Chinese manufacturers flex their muscles in consumer surveillance

Shanghai, China

Chinese supplier branded consumer video surveillance equipment accounted for approximately 5 percent of US market revenues in 2016. However, according to IHS Markit, the recent explosion of supply and demand for consumer video in the Chinese domestic market is a potential ticking time bomb for US market stakeholders.

The US market itself has experienced exceptional growth during the past five years, averaging double digit annual growth with 2016 and yielding market revenues of $830 million.

In addition consumer demand for surveillance has grown in the shadow of the smartphone explosion. Smartphones have given video surveillance suppliers the perfect platform to develop their user interfaces and give consumers instant access to their surveillance system from anywhere. Better wireless technology, mobile data coverage and connections speeds, cloud storage and analytics have also helped facilitate new demand.

Contributing factors

However, the other main contributing factor to the growing demand has been the improvement to the affordability of equipment. Camera prices have almost halved in the past three years alone. Herein lies the threat to the companies currently capitalising on the new demand. If the market is price sensitive enough, then the suppliers with the lowest prices will eventually gain control.

One of the main issues for US suppliers is that the average selling price of a consumer-grade, standalone network video surveillance camera in the US was $95 in 2015. However, in Asia, the average selling price was just $27. One might expect that this is due to a vast difference in technical specifications between the cameras sold. However, in China, consumers can purchase a 720p PTZ standalone network camera with remote connectivity, night vision, motion detection, two-way audio, a free 8GB micro SD card and cloud storage options for less than $20.

Should these Chinese manufacturers intensify their export attempts this could present the current US market incumbents with a real problem. US suppliers are unable to compete at these prices because most of them actually OEM their product from a Chinese manufacturer to begin with. If the battle for market share ever came down to simple price war the Chinese OEMs would win without question. Jim Dearing an analyst in residential security at IHS Markit has explored the reasons behind why this has not happened already and what is currently stopping it from happening.

In China, these OEMs are able to sell to the domestic market at such low prices because they sell direct to consumers via online retailers like Taobao (part off the Alibaba group). They do not have to pay another company to make the product for them and they also do not have to give any of their profits to distributors or retailers – apart from a razor thin slice to Taobao. However, this would not be the case if they wanted to dominate the US market due to the strength of its offline sale channel. Very few Chinese manufacturers have managed to get their cameras on US retailer’s shelves nationwide and building the relationships and brand recognition necessary to do so takes a great deal of time and investment. Only the largest Chinese OEMs can consider this a viable strategy. As a result, the smaller companies that lack the budget to set up local sales offices are instead opting to focus on selling through Amazon and Ebay. However, these often suffer with poor reviews (the death knell of any ecommerce venture) due to the lack of local customer service.

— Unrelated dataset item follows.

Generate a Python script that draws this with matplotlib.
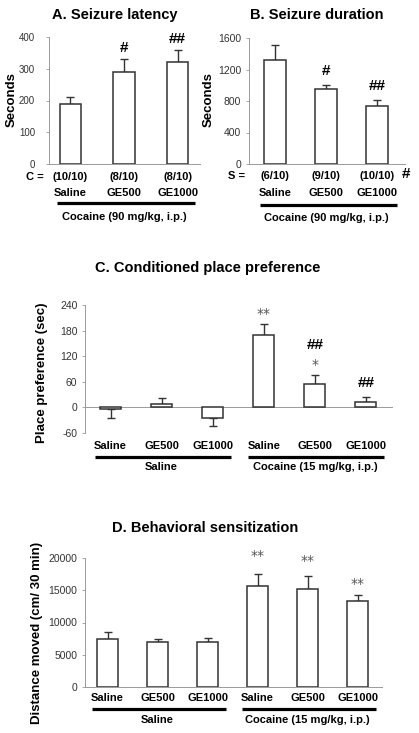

Solution for US stakeholders

In order for US market suppliers to maintain market share, Jim Dearing suggest that they need to think about various issues.  Firstly they have to maintain a premium brand reputation; as long as customers continue to perceive the Chinese branded product as lower quality they can justify the additional expense. The most effective way US companies can do this is through software innovation, whether that be through improvements to the mobile application’s user interface or advanced features like video analytics.

In addition, keeping retailers happy is a key point of focus. Chinese manufacturers struggle to get US retailers to stock their product (largely due to the reasons already mentioned above). As long as this continues, their potential to gain market share is significantly reduced.  US players should also explore the  possibilities of integrating their video offerings with other highly sought-after home applications such as home automation, alarms or entertainment systems.

And importantly as the market moves forward, IHS suggests that the US manufacturers also need to accept that the average camera price is going to continue to fall and adjust their offering accordingly.